米国との関税交渉、先駆けた日本は「モルモット」 各国メディア報道
赤沢亮正経済再生相が世界に先駆けてトランプ米大統領と関税交渉に臨むと、各国のメディアは日米交渉について相次いで報じた。日本を「(実験用の)モルモット」などと位置づけ、各国がトランプ氏の交渉姿勢を推し量る上での先行例になるとみる報道が目立った。
AP通信は、トランプ氏が関税協議に自ら出席した理由について、「中国が(各国との間で)独自の合意を進めようとする中で、(日本などとの間で)多数の貿易協定を迅速に締結したいという彼の意欲の表れだ」と指摘。今回の交渉が、トランプ氏の「ディールメーカー(交渉の達人)」としての評判を左右するテストになると伝えた。

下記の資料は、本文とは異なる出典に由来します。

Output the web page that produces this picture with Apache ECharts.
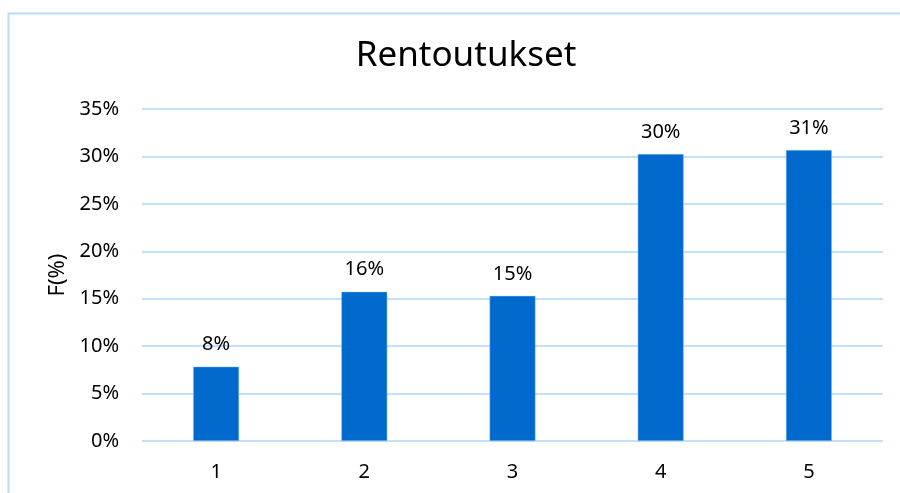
<!DOCTYPE html>
<html>
<head>
<meta charset="utf-8">
<script src="https://cdn.jsdelivr.net/npm/echarts@6/dist/echarts.min.js"></script>
<style>
  html, body { margin: 0; padding: 0; background: #fff; }
  #main { width: 900px; height: 493px; }
</style>
</head>
<body>
<div id="main"></div>
<script>
var chartDom = document.getElementById('main');
var myChart = echarts.init(chartDom);
var option;

var categories = ['1', '2', '3', '4', '5'];
var values = [7.84, 15.74, 15.3, 30.26, 30.68];
var labels = ['8%', '16%', '15%', '30%', '31%'];

var font = 'Noto Sans';

option = {
    backgroundColor: '#fff',
    animation: false,
    title: {
        text: 'Rentoutukset',
        left: 461,
        top: 34,
        textAlign: 'center',
        textStyle: {
            fontFamily: font,
            fontSize: 35,
            fontWeight: 'normal',
            color: '#000'
        }
    },
    graphic: [{
        type: 'polyline',
        shape: { points: [[8.5, 500], [8.5, 13.5], [905, 13.5]] },
        style: { stroke: '#bcdcfa', lineWidth: 2, fill: null },
        silent: true
    }],
    grid: {
        left: 142,
        right: 17,
        top: 109,
        bottom: 52
    },
    xAxis: {
        type: 'category',
        data: categories,
        axisLine: { show: false },
        axisTick: { show: false },
        axisLabel: {
            margin: 21,
            fontFamily: font,
            fontSize: 20,
            color: '#000'
        }
    },
    yAxis: {
        type: 'value',
        min: 0,
        max: 35,
        interval: 5,
        name: 'F(%)',
        nameLocation: 'middle',
        nameGap: 72,
        nameRotate: 90,
        nameTextStyle: {
            fontFamily: font,
            fontSize: 22,
            color: '#000'
        },
        axisLine: { show: false },
        axisTick: { show: false },
        axisLabel: {
            margin: 23,
            fontFamily: font,
            fontSize: 20,
            color: '#000',
            formatter: '{value}%'
        },
        splitLine: {
            lineStyle: { color: '#c3e0fb', width: 2 }
        }
    },
    series: [{
        type: 'bar',
        data: values,
        barWidth: '31%',
        itemStyle: {
            color: '#0069cd',
            borderColor: '#9cc8f0',
            borderWidth: 0.5
        },
        label: {
            show: true,
            position: 'top',
            distance: 12,
            fontFamily: font,
            fontSize: 20,
            color: '#000',
            formatter: function (p) { return labels[p.dataIndex]; }
        }
    }]
};

option && myChart.setOption(option);
</script>
</body>
</html>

APはまた、日本が米国と長年の同盟関係にあるとも指摘。今回の交渉について、トランプ政権が同盟国などを安心させられる合意を導けるかどうかの「重要な指標になる」とも論評している。
ロイター通信は日米の交渉について、米国が各国に譲歩する意思があるかどうかを測る「試金石」になると報じている。英フィナンシャル・タイムズ紙も、日本が各国の関税交渉にとって「(実験用の)モルモット」になっていると例えた外交関係者の発言を紹介した。
また、AFP通信は経済専門家の分析を引用し、日米の交渉について「(危険を事前に知らせる)炭鉱のカナリア」だと評した。この専門家は「日本が合意を得られれば、たとえ不完全なものであってもそれがひな型になる。何も得られないなら(各国は)覚悟が必要だ。他の国々は(米国との)協調ではなく、対立を前提に(交渉の)値踏みを始めるだろう」と分析した。
AFP通信によると、日本企業が米国に大規模な投資をしていることから、日米交渉の行方を市場も注目していたという。今回、日米は早期に交渉をまとめることで一致。17日の日経平均の終値は節目の3万4000円台を回復するなど、香港やシンガポールといったアジアの代表的な株価指数が軒並み上昇した。トランプ政権の関税政策が緩和されるとの期待感が、市場の不安を和らげたとAFPは報じた。
一方、トランプ政権との間で、日本と同様に関税や米軍の駐留経費が懸案となっている韓国。地元メディアは今回の日米交渉を速報で報じ、「韓国にとっても意味のある『参考資料』になるとして注目されていた」と伝えた。
韓国メディアによると、崔相穆(チェサンモク)経済副首相兼企画財政相が来週、主要20カ国・地域(G20)財務相・中央銀行総裁会議に出席するため訪米する予定で、韓国政府はその際に米側と関税問題についても協議することを目指しているという。